For all that the California-based band made waves with new cuts like “The Fields” and old favorites like “Gypsyhawk,” they truly left their indelible mark with a spot-on, recorded-quality cover version of the too-often-overlooked Ram Jam classic “Black Betty.” For those who knew the song, it was a smile-inducing homage to the yesteryear of classic rock and the roots of metal.
All the press releases and information available concerning The Sword’s new album “Apocryphon” pointed to one indelible conclusion; Camp Sword has run out of patience. The band wants, nay expects, “Apocryphon” to be the big break they’ve deservedly yearned for since “Gods of the Earth.” Armed with heaps of critical praise and a top twenty slot on the Billboard 200, The Sword have this new album in one hand and a guitar in the other, ready to charge the world and command the attention of anyone near by.
Yet, this is where the crowd faltered. Starting from the middle of the house and going to the back, it was impossible to ignore the bevy of loud side conversations going on, even as the band on stage, one of the best bands working today, blasted through the new title track and “Freya.”

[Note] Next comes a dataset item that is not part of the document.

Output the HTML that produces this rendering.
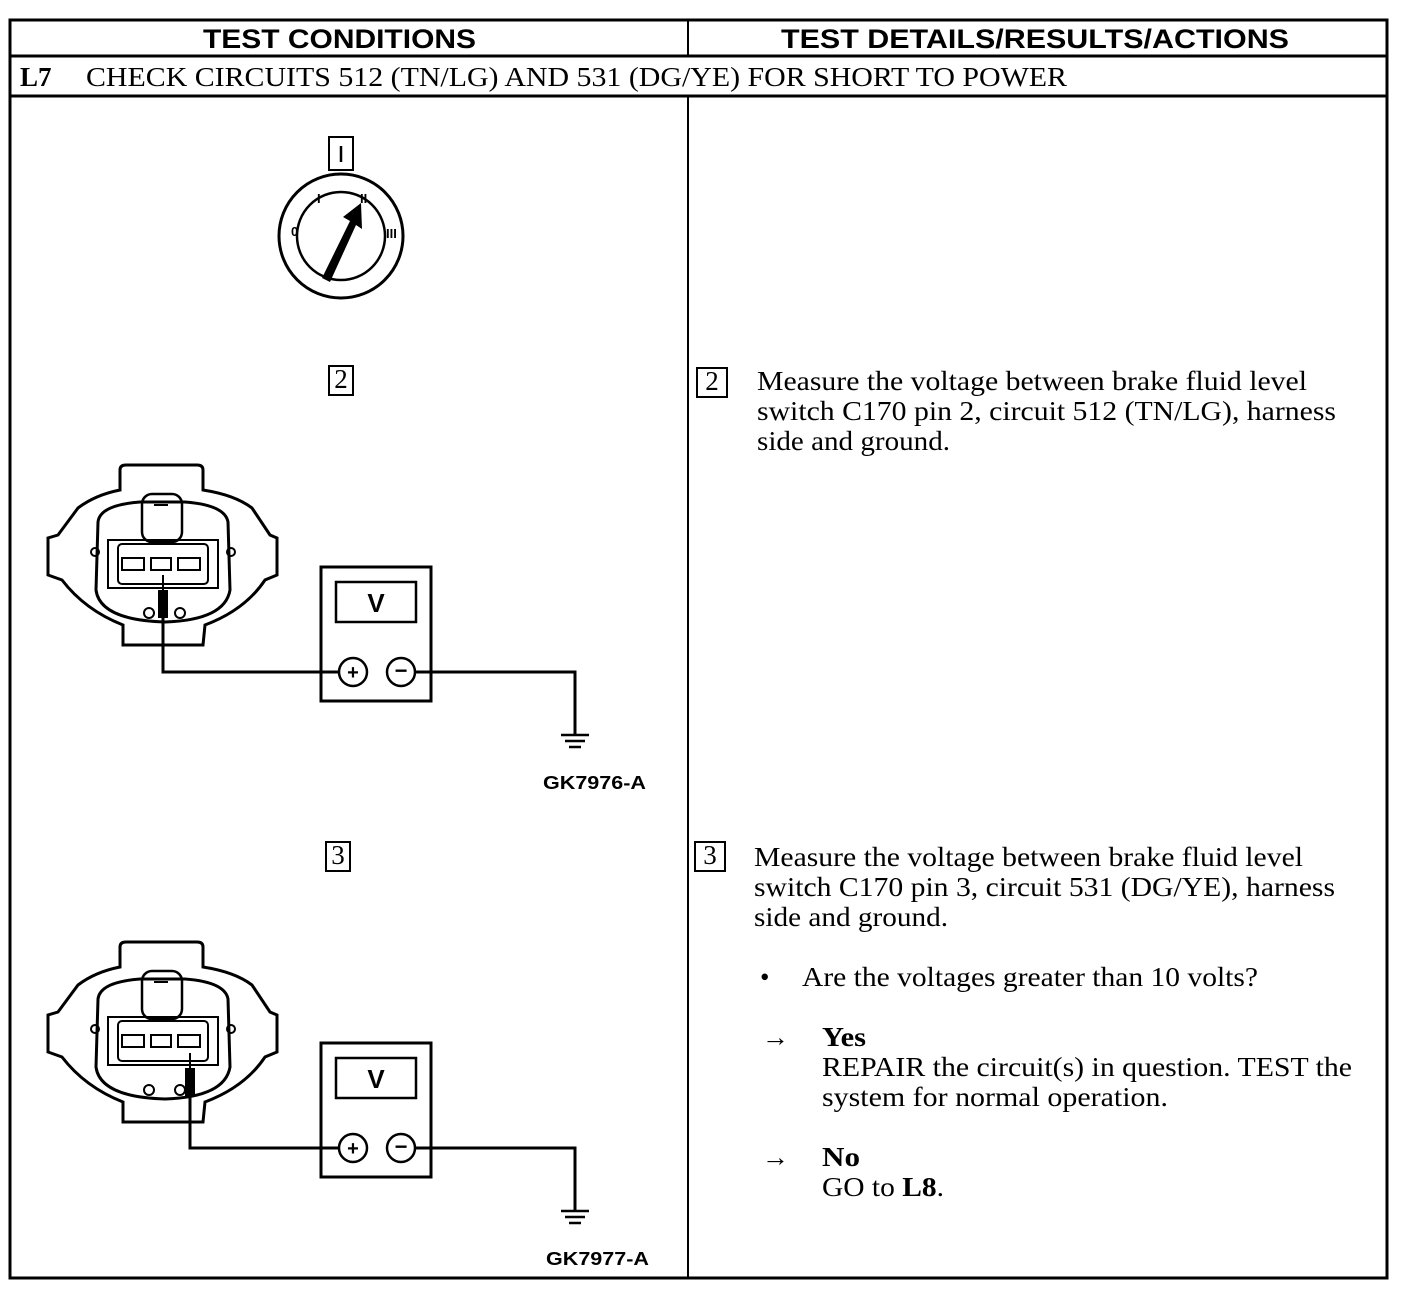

In total, six cuts from “Apocryphon” dominated the set, whether it was the brooding hammer of “Seven Sisters,” or the…well, brooding hammer of “Cloak of Feathers.” That makes it sound much more mundane than it really was, because remember, The Sword is a band on a mission, here.
Diligent readers will remember that the pages of this very website said that “Apocryphon” most closely resembled The Sword’s debut record, “Age of Winters” in scale and scope. It has come full circle, as that album was the second most frequently visited, with four cuts including perennial crowd favorite “The Horned Goddess,” and a surprise encore closer with “Winter’s Wolves.”
It must be said that the unwavering insistence on “Apocryphon,” while understandable, made the set seem longer than its ninety minutes. Frequent concert goers will recognize this feeling as the inkling that you know what isn’t going to be played next, so the lack of suspense makes the evening go by more slowly. Fans of “Gods of the Earth” and the incredibly impressive “Warp Riders” were likely to be a little let down, as the two albums combined for three appearances, though the band really killed it for “Tres Brujas,” and played all of their selections with vigor and confidence. It was nice to hear B-sides like “Hammer of Heaven” and “Codex Corvidae,” but the conspicuous absence of longtime closer “The Black River” was noticeable.
Still, The Sword brought the roof crashing down with their skill and tact for riff-rocking, closing their set proper with an impressive panoply of neck damaging cuts, beginning with an excellent “Maiden, Mother and Crone” and closing with an equally pounding “Veil of Isis.”
If you’ve never seen either band before, this is a good time to see a rousing double bill together, and cross both off your list.